Britain's leading climate scientist has challenged those who question the impact of the human population on global warming to defend their claims that car and factory emissions of carbon dioxide are not heating up the planet.
Alan Thorpe, chief executive of the Natural Environment Research Council, said yesterday he planned to defeat so-called 'deniers', first on-line and later at a public debate. 'We need, very urgently, to discuss what to do now to mitigate the effects of climate change,' he said. 'Yet a handful of scientists, politicians and writers are still claiming humans are not responsible at all. We have got to kill off this notion so we can get on with the real work: protecting ourselves from future climate change. That is why I am challenging these deniers. I want them to outline their case so that it can be judged by scientists. That is something these people have been reluctant to do so far.'
Fiona Fox, director of the Science Media Centre, backed the battle. 'Too often mainstream science is accused of trying to close down debate and stamp on doubters and minority views.

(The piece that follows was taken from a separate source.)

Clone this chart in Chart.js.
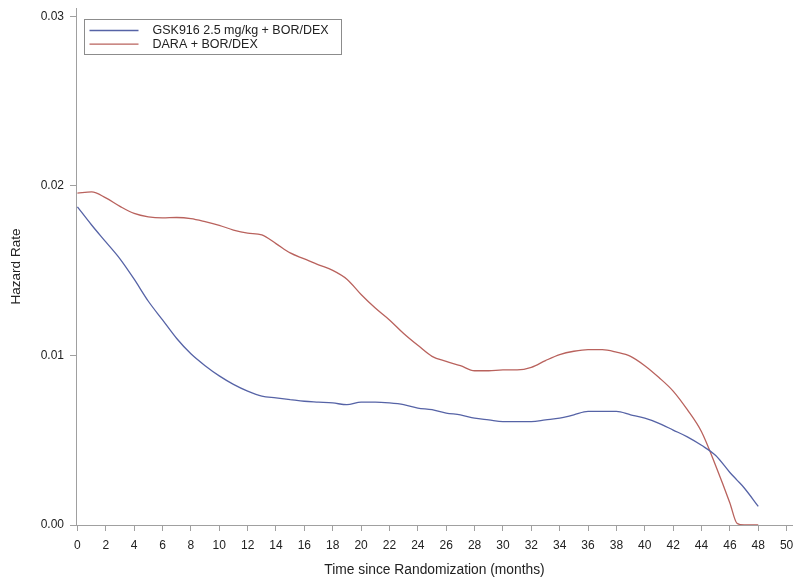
<!DOCTYPE html>
<html>
<head>
<meta charset="utf-8">
<script src="https://cdn.jsdelivr.net/npm/chart.js@4"></script>
<style>
  html, body { margin: 0; padding: 0; background: #ffffff; }
  canvas { display: block; }
</style>
</head>
<body>
<canvas id="hazard" width="793" height="579"></canvas>
<script>
// Smoothed hazard rate estimates by month since randomization
const months = [0,1,2,3,4,5,6,7,8,9,10,11,12,13,14,15,16,17,18,19,20,21,22,23,24,
  25,26,27,28,29,30,31,32,33,34,35,36,37,38,39,40,41,42,43,44,45,46,46.5,47,48];

const gskRate = [0.01877,0.0177,0.0167,0.0157,0.0145,0.0132,0.0121,0.0110,0.0101,0.0094,
  0.0088,0.0083,0.0079,0.0076,0.0075,0.0074,0.0073,0.00725,0.0072,0.0071,0.00725,0.00725,
  0.0072,0.0071,0.0069,0.0068,0.0066,0.0065,0.0063,0.0062,0.0061,0.0061,0.0061,0.0062,
  0.0063,0.0065,0.0067,0.0067,0.0067,0.0065,0.0063,0.0060,0.0056,0.0052,0.0047,0.0041,
  0.0031,0.00265,0.0022,0.0011];

const daraRate = [0.01958,0.01965,0.0193,0.0188,0.01838,0.01818,0.01812,0.01814,0.01808,
  0.0179,0.01768,0.0174,0.01722,0.01712,0.0166,0.01605,0.0157,0.01535,0.01502,0.0145,
  0.0136,0.0128,0.0121,0.0113,0.0106,0.00995,0.00965,0.0094,0.0091,0.0091,0.00915,0.00915,
  0.0093,0.0097,0.01005,0.01025,0.01035,0.01035,0.0102,0.00995,0.0094,0.0087,0.0079,
  0.0068,0.0055,0.0035,0.0013,0.0001,0.0,0.0];

const xTicks = [0,2,4,6,8,10,12,14,16,18,20,22,24,26,28,30,32,34,36,38,40,42,44,46,48,50];
const yTicks = [0, 0.01, 0.02, 0.03];

const seriesLabels = ['GSK916 2.5 mg/kg + BOR/DEX', 'DARA + BOR/DEX'];
const xTitle = 'Time since Randomization (months)';
const yTitle = 'Hazard Rate';

const BLUE = '#5663a6';
const RED = '#b9625d';
const AXIS = '#a0a0a0';
const FONT = "'Liberation Sans', Arial, sans-serif";

const toPoints = (xs, ys) => xs.map((x, i) => ({ x: x, y: ys[i] }));

// Boxed legend drawn in the upper-left corner of the plot area
const insetLegend = {
  id: 'insetLegend',
  afterDatasetsDraw(chart) {
    const ctx = chart.ctx;
    const area = chart.chartArea;
    const x0 = area.left + 8.5, y0 = area.top + 11.5;
    const w = 257, h = 35;
    ctx.save();
    ctx.fillStyle = '#ffffff';
    ctx.fillRect(x0, y0, w, h);
    ctx.strokeStyle = '#8c8c8c';
    ctx.lineWidth = 1;
    ctx.strokeRect(x0, y0, w, h);
    ctx.font = '12.5px ' + FONT;
    ctx.textBaseline = 'middle';
    chart.data.datasets.forEach((ds, i) => {
      const cy = y0 + 11 + i * 13.7;
      ctx.strokeStyle = ds.borderColor;
      ctx.lineWidth = 1.3;
      ctx.beginPath();
      ctx.moveTo(x0 + 5, cy);
      ctx.lineTo(x0 + 54, cy);
      ctx.stroke();
      ctx.fillStyle = '#222222';
      ctx.fillText(ds.label, x0 + 68, cy + 0.5);
    });
    ctx.restore();
  }
};

new Chart(document.getElementById('hazard'), {
  type: 'line',
  data: {
    datasets: [
      { label: seriesLabels[0], data: toPoints(months, gskRate), borderColor: BLUE,
        borderWidth: 1.3, pointRadius: 0, tension: 0.4, cubicInterpolationMode: 'monotone' },
      { label: seriesLabels[1], data: toPoints(months, daraRate), borderColor: RED,
        borderWidth: 1.3, pointRadius: 0, tension: 0.4, cubicInterpolationMode: 'monotone' }
    ]
  },
  options: {
    responsive: false,
    animation: false,
    layout: { padding: { top: 8, left: 3, right: 0, bottom: 0 } },
    plugins: { legend: { display: false }, tooltip: { enabled: false } },
    scales: {
      x: {
        type: 'linear',
        min: -0.1,
        max: 50.45,
        afterBuildTicks: (s) => { s.ticks = xTicks.map(v => ({ value: v })); },
        afterFit: (s) => { s.height = 54; s.paddingLeft = 0; s.paddingRight = 0; },
        grid: { drawOnChartArea: false, drawTicks: true, tickLength: 6, color: AXIS },
        border: { display: true, color: AXIS, width: 1 },
        ticks: { color: '#222222', font: { family: FONT, size: 12 }, padding: 7,
                 maxRotation: 0, autoSkip: false, callback: (v) => String(v) },
        title: { display: true, text: xTitle, color: '#222222',
                 font: { family: FONT, size: 13.8 }, padding: { top: 4, bottom: 1 } }
      },
      y: {
        type: 'linear',
        min: 0,
        max: 0.0305,
        afterBuildTicks: (s) => { s.ticks = yTicks.map(v => ({ value: v })); },
        afterFit: (s) => { s.width = 73; s.paddingTop = 0; s.paddingBottom = 0; },
        grid: { drawOnChartArea: false, drawTicks: true, tickLength: 6, color: AXIS },
        border: { display: true, color: AXIS, width: 1 },
        ticks: { color: '#222222', font: { family: FONT, size: 12 }, padding: 6,
                 callback: (v) => v.toFixed(2) },
        title: { display: true, text: yTitle, color: '#222222',
                 font: { family: FONT, size: 13.5 }, padding: { top: 5, bottom: 4 } }
      }
    }
  },
  plugins: [insetLegend]
});
</script>
</body>
</html>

By involving sceptics now, we can demonstrate the strength of the scientific consensus.'
Particular targets for Thorpe's attack include scientists Pat Micheals and Dick Lindzen in the US, weather forecaster Piers Corbyn in the UK, British botanist David Bellamy and former Chancellor of the Exchequer Nigel Lawson. All have claimed, in recent articles and speeches, that carbon dioxide is not responsible for the increase in global temperatures that the world is currently experiencing. Bellamy claimed in 2004 that the theory of man-made global warming was 'poppycock' and argued the next year that instead of shrinking, as most scientists believed, the world's glaciers were advancing.